In his short story, Pierre Menard, Author of the Quixote (1939), Jorge Luis Borges discusses the reproduction of a seminal text far removed from the historical and social context of the original. Menard, the titular character, channels his own experience to precisely rewrite chapters of Cervantes’ Don Quixote without directly copying the text. Of course, the Quixote as written by an early twentieth century Frenchmen carries far different meanings and connotations than the Quixote as written by a 16th century Spaniard, and to Borges, Menard’s conceptual project invites a new manner of reading:
"Menard has (perhaps unwittingly) enriched the slow and rudimentary art of reading by means of a new technique – the technique of deliberate anachronism and fallacious attribution. This technique fills the calmest books with adventure. Attributing Imitatio Christi to Louis Ferdinand Céline or James Joyce – is that not sufficient renovation of those faint spiritual admonitions?"
Discursive questions surrounding authorship and context lie at the root of Menard; the same have been contemplated throughout the history of art. As in literature, time is all important: contemporary art exists in a Heraclitean swirl of discussion and context that is constantly in flux.
"Every artist works relentlessly to shed the irresistible references of their idols, some more than others, but those influences never truly go away. They are ghosts that forever haunt the artist and without constant exorcisms they become too seductive to ignore, usually grabbing hold every once-in-a-while for a Faustian pas de deux - a bargain that is a simple one; material pleasures over spiritual ones, resulting in a derivative, didactic conduit instead of an original, abstract belief system. But maybe originality is overrated or a flat out myth..." (Jay Heikes)

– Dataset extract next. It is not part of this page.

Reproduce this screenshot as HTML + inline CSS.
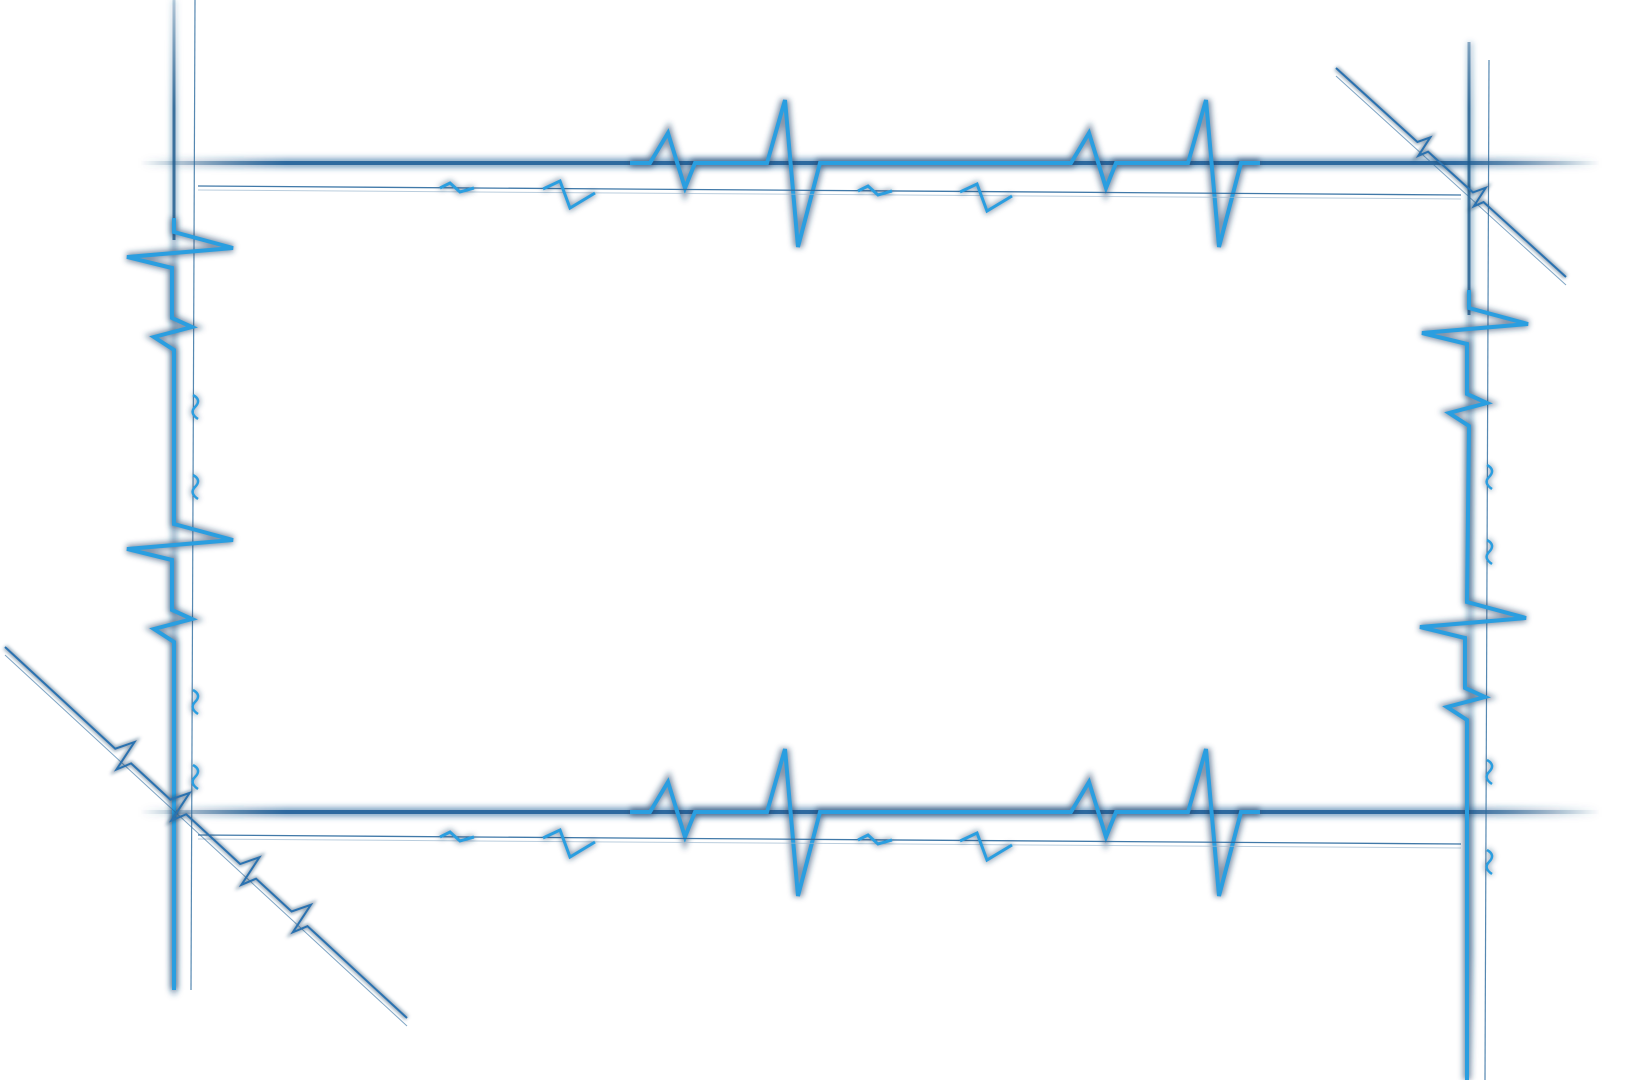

With references to Giotto, Michelangelo, Morandi, and Paul Thek, among others, the featured artists in Dreamsong’s summer group show explore what it means to appropriate another artist’s work, either directly or slyly, wholesale or in part, and how distinctions between homage, facsimile, commentary, subversion, and criticism bend and shift, allowing the past to be ceaselessly reread in the present.